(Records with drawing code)
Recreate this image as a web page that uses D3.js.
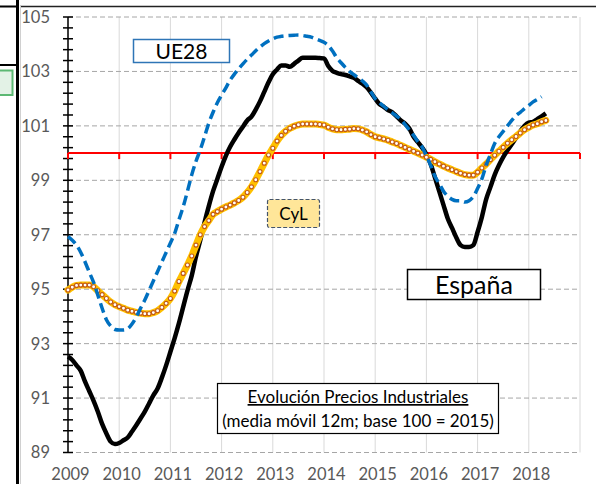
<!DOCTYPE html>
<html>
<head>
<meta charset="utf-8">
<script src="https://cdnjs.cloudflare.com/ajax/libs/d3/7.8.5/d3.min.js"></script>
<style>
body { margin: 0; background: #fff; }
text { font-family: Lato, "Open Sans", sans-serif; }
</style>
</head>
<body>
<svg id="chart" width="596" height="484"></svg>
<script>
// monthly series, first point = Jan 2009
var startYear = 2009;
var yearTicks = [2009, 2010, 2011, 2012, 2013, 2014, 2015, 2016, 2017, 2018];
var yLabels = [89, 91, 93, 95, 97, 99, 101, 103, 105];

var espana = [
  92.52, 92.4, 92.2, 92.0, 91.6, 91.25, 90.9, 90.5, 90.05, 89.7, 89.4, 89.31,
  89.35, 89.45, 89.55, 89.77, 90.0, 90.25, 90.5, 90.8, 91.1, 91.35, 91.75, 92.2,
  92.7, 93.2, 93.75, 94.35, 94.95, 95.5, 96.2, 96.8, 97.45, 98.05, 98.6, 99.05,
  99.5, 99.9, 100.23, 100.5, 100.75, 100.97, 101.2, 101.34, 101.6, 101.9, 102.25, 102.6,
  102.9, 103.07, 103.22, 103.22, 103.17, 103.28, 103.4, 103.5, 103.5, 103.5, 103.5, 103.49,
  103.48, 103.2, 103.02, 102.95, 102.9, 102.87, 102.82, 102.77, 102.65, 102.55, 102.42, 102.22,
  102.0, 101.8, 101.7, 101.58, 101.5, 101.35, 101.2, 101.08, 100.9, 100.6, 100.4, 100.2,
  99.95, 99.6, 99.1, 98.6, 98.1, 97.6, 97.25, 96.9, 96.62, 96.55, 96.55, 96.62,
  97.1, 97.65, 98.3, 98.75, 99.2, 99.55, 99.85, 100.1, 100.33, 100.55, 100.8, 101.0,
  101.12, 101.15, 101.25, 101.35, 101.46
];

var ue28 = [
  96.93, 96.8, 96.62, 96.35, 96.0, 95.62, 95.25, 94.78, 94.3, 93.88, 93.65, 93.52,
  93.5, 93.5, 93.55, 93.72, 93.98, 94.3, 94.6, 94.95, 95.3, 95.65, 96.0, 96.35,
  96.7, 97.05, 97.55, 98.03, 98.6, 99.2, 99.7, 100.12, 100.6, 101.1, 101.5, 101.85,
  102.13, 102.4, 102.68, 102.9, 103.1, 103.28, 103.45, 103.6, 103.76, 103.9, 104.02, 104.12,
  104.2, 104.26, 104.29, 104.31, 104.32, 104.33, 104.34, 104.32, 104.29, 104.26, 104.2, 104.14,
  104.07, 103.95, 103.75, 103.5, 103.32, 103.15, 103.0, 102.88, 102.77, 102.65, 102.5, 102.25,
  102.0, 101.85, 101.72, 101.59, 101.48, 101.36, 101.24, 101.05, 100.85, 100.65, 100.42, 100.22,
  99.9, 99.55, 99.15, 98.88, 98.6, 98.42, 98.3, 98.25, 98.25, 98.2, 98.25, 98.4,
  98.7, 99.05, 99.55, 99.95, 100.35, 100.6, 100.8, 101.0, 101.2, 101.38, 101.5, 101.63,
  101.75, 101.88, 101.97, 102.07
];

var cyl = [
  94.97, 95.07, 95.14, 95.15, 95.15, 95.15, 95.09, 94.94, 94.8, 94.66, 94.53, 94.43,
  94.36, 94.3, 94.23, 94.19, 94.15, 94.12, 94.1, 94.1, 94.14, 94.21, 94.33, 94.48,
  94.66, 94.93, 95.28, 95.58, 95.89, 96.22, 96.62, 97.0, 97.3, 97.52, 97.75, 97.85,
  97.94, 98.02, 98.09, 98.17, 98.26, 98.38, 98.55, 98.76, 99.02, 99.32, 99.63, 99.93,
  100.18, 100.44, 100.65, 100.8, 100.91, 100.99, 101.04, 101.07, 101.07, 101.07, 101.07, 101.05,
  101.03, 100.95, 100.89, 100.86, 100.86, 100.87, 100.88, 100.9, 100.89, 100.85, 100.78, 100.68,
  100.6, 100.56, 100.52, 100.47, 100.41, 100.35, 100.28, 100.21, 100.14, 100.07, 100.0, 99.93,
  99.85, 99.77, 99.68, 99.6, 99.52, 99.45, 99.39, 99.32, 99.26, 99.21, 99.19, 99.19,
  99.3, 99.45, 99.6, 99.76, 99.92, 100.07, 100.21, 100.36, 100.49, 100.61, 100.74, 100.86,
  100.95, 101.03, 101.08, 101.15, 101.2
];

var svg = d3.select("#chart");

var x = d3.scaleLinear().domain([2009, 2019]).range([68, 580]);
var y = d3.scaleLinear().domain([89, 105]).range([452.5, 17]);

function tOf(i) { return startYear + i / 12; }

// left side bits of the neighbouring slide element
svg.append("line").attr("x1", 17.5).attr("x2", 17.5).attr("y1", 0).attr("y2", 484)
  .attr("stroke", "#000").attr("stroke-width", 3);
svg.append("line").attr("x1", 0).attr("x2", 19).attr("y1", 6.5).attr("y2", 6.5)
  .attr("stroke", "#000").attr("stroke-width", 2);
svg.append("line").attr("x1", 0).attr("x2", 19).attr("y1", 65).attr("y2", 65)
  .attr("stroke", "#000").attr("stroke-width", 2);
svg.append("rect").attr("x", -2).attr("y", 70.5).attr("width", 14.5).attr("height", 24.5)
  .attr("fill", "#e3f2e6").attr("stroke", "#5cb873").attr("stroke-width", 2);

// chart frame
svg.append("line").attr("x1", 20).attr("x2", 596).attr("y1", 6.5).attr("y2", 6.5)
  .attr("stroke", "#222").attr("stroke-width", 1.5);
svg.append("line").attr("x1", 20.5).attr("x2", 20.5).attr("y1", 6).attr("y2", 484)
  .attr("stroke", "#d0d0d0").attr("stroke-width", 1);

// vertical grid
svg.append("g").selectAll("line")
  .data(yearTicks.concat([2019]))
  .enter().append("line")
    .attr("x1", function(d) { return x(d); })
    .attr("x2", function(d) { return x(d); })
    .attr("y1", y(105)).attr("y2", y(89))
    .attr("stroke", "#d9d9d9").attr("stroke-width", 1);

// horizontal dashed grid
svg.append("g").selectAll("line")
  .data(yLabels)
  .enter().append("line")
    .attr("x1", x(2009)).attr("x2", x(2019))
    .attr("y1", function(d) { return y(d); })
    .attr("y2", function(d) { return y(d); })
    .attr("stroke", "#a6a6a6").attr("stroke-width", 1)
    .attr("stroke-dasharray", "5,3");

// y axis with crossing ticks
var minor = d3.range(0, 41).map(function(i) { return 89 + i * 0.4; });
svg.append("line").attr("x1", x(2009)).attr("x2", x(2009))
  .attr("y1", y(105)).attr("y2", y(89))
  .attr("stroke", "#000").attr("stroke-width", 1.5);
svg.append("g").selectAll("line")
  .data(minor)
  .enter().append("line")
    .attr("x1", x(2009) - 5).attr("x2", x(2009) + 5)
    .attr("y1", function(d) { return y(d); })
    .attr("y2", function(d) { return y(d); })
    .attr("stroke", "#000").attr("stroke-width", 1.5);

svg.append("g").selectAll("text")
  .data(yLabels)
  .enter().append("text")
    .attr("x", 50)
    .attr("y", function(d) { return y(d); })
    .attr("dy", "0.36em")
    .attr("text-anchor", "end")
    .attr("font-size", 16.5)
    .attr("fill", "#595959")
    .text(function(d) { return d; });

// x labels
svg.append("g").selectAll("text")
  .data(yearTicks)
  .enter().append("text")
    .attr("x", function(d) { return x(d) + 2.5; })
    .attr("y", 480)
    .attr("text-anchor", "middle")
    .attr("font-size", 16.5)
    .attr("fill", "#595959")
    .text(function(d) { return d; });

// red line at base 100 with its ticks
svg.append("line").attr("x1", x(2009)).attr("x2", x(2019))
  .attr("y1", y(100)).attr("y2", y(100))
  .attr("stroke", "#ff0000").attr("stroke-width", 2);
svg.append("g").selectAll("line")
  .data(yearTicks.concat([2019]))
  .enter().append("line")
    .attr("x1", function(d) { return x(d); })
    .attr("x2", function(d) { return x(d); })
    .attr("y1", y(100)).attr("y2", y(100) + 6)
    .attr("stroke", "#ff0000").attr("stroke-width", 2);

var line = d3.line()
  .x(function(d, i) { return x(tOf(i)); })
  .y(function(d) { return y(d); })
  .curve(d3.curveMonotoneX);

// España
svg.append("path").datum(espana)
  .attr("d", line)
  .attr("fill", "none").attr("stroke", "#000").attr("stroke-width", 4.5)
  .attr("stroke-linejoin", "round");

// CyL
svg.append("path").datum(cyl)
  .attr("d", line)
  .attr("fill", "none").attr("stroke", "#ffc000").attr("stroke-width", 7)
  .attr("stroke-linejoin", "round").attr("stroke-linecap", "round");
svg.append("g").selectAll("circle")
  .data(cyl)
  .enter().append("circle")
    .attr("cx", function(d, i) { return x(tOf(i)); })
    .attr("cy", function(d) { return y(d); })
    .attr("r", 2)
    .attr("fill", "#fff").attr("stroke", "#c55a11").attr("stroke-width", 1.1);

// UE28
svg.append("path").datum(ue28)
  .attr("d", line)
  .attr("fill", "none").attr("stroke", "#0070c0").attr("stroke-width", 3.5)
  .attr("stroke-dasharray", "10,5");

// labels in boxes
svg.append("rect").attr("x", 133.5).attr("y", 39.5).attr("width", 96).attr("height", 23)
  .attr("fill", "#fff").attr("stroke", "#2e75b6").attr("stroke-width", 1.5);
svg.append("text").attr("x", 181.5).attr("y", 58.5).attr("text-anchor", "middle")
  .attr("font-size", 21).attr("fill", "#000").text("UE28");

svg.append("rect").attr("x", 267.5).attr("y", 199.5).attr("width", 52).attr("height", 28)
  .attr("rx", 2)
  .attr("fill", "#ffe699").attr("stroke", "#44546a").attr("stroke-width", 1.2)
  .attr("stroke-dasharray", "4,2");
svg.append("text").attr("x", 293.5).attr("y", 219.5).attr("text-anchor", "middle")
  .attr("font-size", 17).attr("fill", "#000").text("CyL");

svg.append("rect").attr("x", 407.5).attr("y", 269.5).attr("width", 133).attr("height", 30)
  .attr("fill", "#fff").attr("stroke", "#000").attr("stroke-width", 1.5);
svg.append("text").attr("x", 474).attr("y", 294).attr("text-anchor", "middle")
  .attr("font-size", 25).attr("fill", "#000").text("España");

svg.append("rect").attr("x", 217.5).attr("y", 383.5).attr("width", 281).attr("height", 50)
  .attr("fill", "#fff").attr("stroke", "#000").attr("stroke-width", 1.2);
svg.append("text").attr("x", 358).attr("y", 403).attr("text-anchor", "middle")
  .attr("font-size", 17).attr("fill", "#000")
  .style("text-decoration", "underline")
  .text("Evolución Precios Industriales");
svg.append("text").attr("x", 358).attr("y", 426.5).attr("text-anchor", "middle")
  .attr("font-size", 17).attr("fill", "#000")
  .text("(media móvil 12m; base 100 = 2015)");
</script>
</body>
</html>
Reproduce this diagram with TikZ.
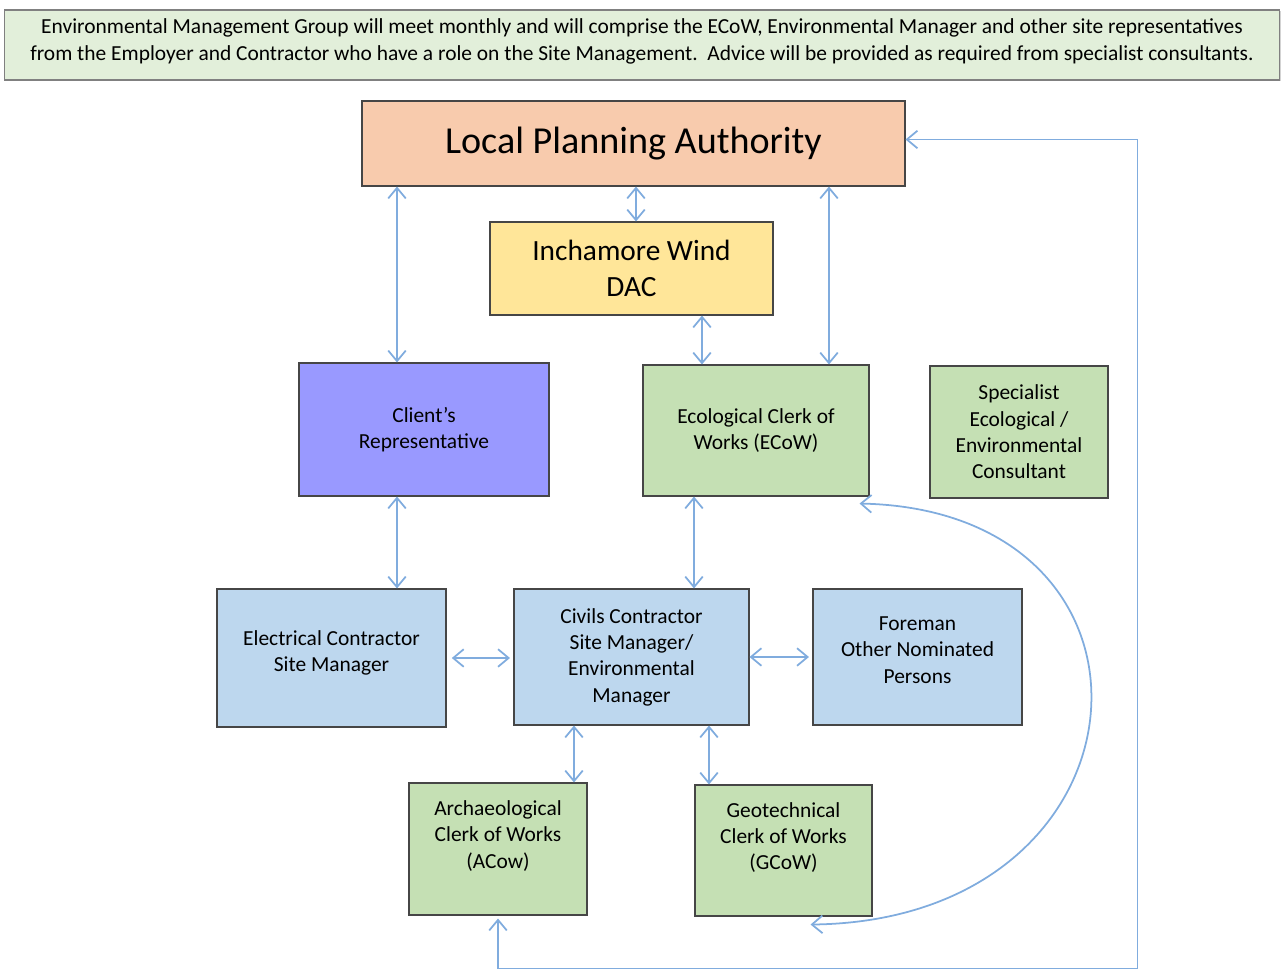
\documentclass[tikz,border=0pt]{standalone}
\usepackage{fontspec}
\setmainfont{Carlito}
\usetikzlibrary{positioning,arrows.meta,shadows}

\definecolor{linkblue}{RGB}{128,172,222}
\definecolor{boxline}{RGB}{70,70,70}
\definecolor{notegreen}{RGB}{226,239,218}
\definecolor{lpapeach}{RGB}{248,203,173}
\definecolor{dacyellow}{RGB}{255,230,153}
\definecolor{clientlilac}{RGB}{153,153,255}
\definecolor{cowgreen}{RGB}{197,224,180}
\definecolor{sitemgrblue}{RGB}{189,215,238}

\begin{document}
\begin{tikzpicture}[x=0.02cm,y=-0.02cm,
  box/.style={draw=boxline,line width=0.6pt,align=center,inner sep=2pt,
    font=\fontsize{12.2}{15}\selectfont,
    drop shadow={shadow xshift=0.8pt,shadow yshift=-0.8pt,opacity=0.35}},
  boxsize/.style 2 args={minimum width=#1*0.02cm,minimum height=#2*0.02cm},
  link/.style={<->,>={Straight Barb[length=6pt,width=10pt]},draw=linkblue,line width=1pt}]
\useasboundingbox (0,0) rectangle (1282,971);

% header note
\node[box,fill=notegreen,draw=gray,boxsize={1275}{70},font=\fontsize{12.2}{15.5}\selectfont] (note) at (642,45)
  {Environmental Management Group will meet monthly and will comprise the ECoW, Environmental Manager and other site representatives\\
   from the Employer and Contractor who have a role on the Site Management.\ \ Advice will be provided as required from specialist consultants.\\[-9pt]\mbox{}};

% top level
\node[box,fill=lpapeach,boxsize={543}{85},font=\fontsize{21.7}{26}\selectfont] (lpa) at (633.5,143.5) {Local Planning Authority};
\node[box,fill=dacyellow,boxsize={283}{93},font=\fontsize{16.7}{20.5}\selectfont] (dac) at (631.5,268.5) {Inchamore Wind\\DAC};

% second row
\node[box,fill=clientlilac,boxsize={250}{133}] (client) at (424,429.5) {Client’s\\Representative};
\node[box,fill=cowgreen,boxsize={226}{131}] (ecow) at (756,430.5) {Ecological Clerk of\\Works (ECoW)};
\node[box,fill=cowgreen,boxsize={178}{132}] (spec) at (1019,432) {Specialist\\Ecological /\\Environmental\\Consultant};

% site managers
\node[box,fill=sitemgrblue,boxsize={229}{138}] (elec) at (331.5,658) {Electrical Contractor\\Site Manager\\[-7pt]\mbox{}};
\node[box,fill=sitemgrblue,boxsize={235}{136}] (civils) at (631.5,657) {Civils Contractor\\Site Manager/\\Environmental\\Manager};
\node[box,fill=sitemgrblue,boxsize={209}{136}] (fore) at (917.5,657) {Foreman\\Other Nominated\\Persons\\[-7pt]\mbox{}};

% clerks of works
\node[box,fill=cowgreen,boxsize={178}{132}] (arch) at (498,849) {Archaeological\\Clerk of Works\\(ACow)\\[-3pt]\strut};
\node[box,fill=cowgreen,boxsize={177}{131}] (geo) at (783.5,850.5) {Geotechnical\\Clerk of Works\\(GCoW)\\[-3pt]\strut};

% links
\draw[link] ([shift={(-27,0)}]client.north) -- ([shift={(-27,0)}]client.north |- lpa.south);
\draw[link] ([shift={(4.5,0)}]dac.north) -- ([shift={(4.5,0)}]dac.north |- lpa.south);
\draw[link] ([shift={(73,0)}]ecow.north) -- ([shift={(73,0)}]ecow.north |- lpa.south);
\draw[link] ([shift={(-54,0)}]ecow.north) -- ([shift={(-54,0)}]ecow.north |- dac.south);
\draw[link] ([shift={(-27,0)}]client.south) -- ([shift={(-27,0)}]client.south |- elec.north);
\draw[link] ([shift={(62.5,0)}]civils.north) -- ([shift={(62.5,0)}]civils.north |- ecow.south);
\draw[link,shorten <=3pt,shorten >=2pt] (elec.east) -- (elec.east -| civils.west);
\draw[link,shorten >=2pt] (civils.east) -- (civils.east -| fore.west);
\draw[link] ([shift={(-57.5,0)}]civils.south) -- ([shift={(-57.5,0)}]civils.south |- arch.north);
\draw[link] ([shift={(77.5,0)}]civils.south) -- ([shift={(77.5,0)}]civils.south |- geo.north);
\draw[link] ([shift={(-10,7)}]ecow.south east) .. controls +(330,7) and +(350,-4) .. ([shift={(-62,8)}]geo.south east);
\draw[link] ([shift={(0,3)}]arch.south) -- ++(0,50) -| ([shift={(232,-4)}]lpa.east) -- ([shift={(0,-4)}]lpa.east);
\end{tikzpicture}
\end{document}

* What you are asked to do
In the listing above, find the line with "Reproduce this diagram with TikZ." and the line with "(0,0) rectangle (1282,971);". Set down both and every line between them, minus the pictures.

* Solved problem
Reproduce this diagram with TikZ.
\documentclass[tikz,border=0pt]{standalone}
\usepackage{fontspec}
\setmainfont{Carlito}
\usetikzlibrary{positioning,arrows.meta,shadows}

\definecolor{linkblue}{RGB}{128,172,222}
\definecolor{boxline}{RGB}{70,70,70}
\definecolor{notegreen}{RGB}{226,239,218}
\definecolor{lpapeach}{RGB}{248,203,173}
\definecolor{dacyellow}{RGB}{255,230,153}
\definecolor{clientlilac}{RGB}{153,153,255}
\definecolor{cowgreen}{RGB}{197,224,180}
\definecolor{sitemgrblue}{RGB}{189,215,238}

\begin{document}
\begin{tikzpicture}[x=0.02cm,y=-0.02cm,
  box/.style={draw=boxline,line width=0.6pt,align=center,inner sep=2pt,
    font=\fontsize{12.2}{15}\selectfont,
    drop shadow={shadow xshift=0.8pt,shadow yshift=-0.8pt,opacity=0.35}},
  boxsize/.style 2 args={minimum width=#1*0.02cm,minimum height=#2*0.02cm},
  link/.style={<->,>={Straight Barb[length=6pt,width=10pt]},draw=linkblue,line width=1pt}]
\useasboundingbox (0,0) rectangle (1282,971);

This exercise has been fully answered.